Through interviews with the stakeholders, it quickly became apparent that everyone was looking for similar answers that could only come from a single timely and accurate source of information with a consistent view of sales across the company and its various channels, which included its Web site, franchise dealers and company-owned stores. The board of directors had put tremendous pressure on the executive team to deliver a solution in 90 days - before the start of the holiday season.

 

We knew that in order to meet the deadline, certain activities would have to be executed in parallel. We designated three SWAT teams: the business requirements team, the data warehouse platform team and the BI reporting team. To meet the business requirements of the stakeholders and implement the solution in a short time frame, the business requirements team had to ask structured questions of the business and narrow the broad scope of the effort.

 

Meanwhile, we worked with the data warehouse platform and BI reporting teams to develop a rigorous architecture to ensure that the initial environment could scale up to meet the additional requirements of the business over time. We then plugged in incumbent technologies, fitting the pieces together, as in an puzzle.

 

The business requirements and BI reporting teams were quickly able to solidify the scope of the initial deliverable. A one-day consensus workshop with the stakeholders revealed the negative impact of the company’s reliance on slipshod and reactive monthly sales reports. Besides an inability to accurately trend seasonal and key event sales and the resulting lackluster promotional effectiveness, a complete set of data that could highlight products, categories and suppliers had heretofore never been available. The company was beginning to realize that its operational and strategic effectiveness was only as solid as its data was complete.

 

Together, the teams finalized the metrics and identified an initial set of what they called “core reports,” including Regular and Flash Sales, Inventory Sell-Through/Turns, Top 100 Items, Out of Stocks and Lost Sales.

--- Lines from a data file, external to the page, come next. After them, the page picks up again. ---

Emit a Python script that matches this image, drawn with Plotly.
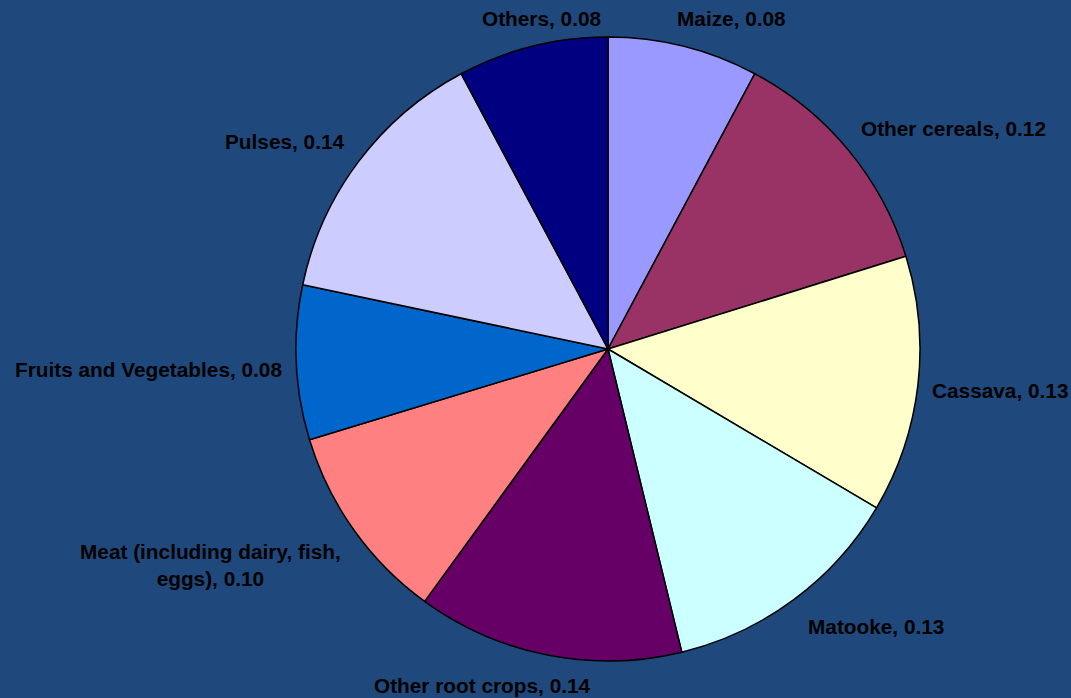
import math
import textwrap
import plotly.graph_objects as go

# ---- data ----
categories = ["Maize", "Other cereals", "Cassava", "Matooke", "Other root crops",
              "Meat (including dairy, fish, eggs)", "Fruits and Vegetables", "Pulses", "Others"]
shares = [0.078, 0.124, 0.133, 0.127, 0.138, 0.103, 0.080, 0.139, 0.078]

# ---- style ----
colors = ["#9999FF", "#993366", "#FFFFCC", "#CCFFFF", "#660066",
          "#FF8080", "#0066CC", "#CCCCFF", "#000080"]
W, H = 1071, 698
CX, CY, R = 608, 349, 312
LABEL_K = 1.1
FONT_SIZE = 20.8
# small pixel nudges for label placement (layout only)
nudges = [(-16, 2), (-13, -2), (-19, 2), (-6, 2), (-59, 0), (15, 17), (19, 5), (13, -1), (78, 2)]

fig = go.Figure(go.Pie(
    labels=categories,
    values=shares,
    sort=False,
    direction="clockwise",
    rotation=0,
    marker=dict(colors=colors, line=dict(color="black", width=1.5)),
    textinfo="none",
    hoverinfo="label+value",
    showlegend=False,
    domain=dict(x=[(CX - R) / W, (CX + R) / W], y=[(H - CY - R) / H, (H - CY + R) / H]),
))

total = sum(shares)
cum = 0.0
annotations = []
for name, v, (nx, ny) in zip(categories, shares, nudges):
    mid = (cum + v / 2) / total * 2 * math.pi
    cum += v
    s, c = math.sin(mid), math.cos(mid)
    px = CX + R * LABEL_K * s + nx
    py = CY - R * LABEL_K * c + ny
    if abs(s) < 0.3 and c < 0:
        xa = "center"
    elif s >= 0:
        xa = "left"
    else:
        xa = "right"
    txt = f"{name}, {v:.2f}"
    if len(txt) > 32:
        txt = "<br>".join(textwrap.wrap(txt, 29))
    annotations.append(dict(
        x=px / W, y=1 - py / H, xref="paper", yref="paper",
        xanchor=xa, yanchor="middle", align="center",
        text=f"<b>{txt}</b>", showarrow=False,
        font=dict(family="Arial, Liberation Sans, sans-serif", size=FONT_SIZE, color="black"),
    ))

fig.update_layout(
    width=W, height=H,
    margin=dict(l=0, r=0, t=0, b=0),
    paper_bgcolor="#1F497D",
    plot_bgcolor="#1F497D",
    annotations=annotations,
)

fig.write_html("out.html", config={"displayModeBar": False})

# remove default page margin so the figure fills the window
with open("out.html", "r", encoding="utf-8") as f:
    html = f.read()
html = html.replace("<head>", "<head><style>html,body{margin:0;padding:0;background:#1F497D;overflow:hidden;}</style>", 1)
with open("out.html", "w", encoding="utf-8") as f:
    f.write(html)
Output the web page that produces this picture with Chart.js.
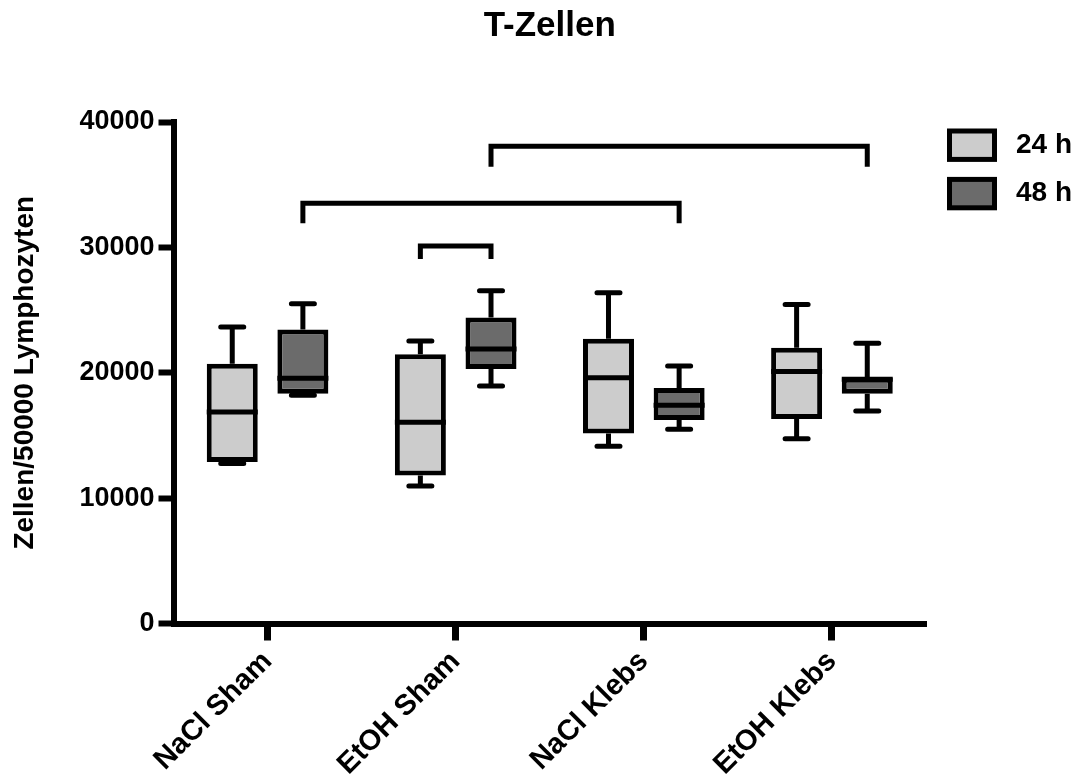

The BI reporting team defined reporting templates and began showing business users report samples, teaching them how to slice and dice across multiple subject areas by product and location.

 

With the reports identified and metrics at hand, the data warehouse platform team was able to identify and deliver key data to provision subject areas like transaction log, inventory, promotion, and product and location attributes.

 

The implementation effort was completed slightly ahead of its 90-day deadline to allow users to get their hands dirty prior to the formal rollout for the holiday season’s promotional activities.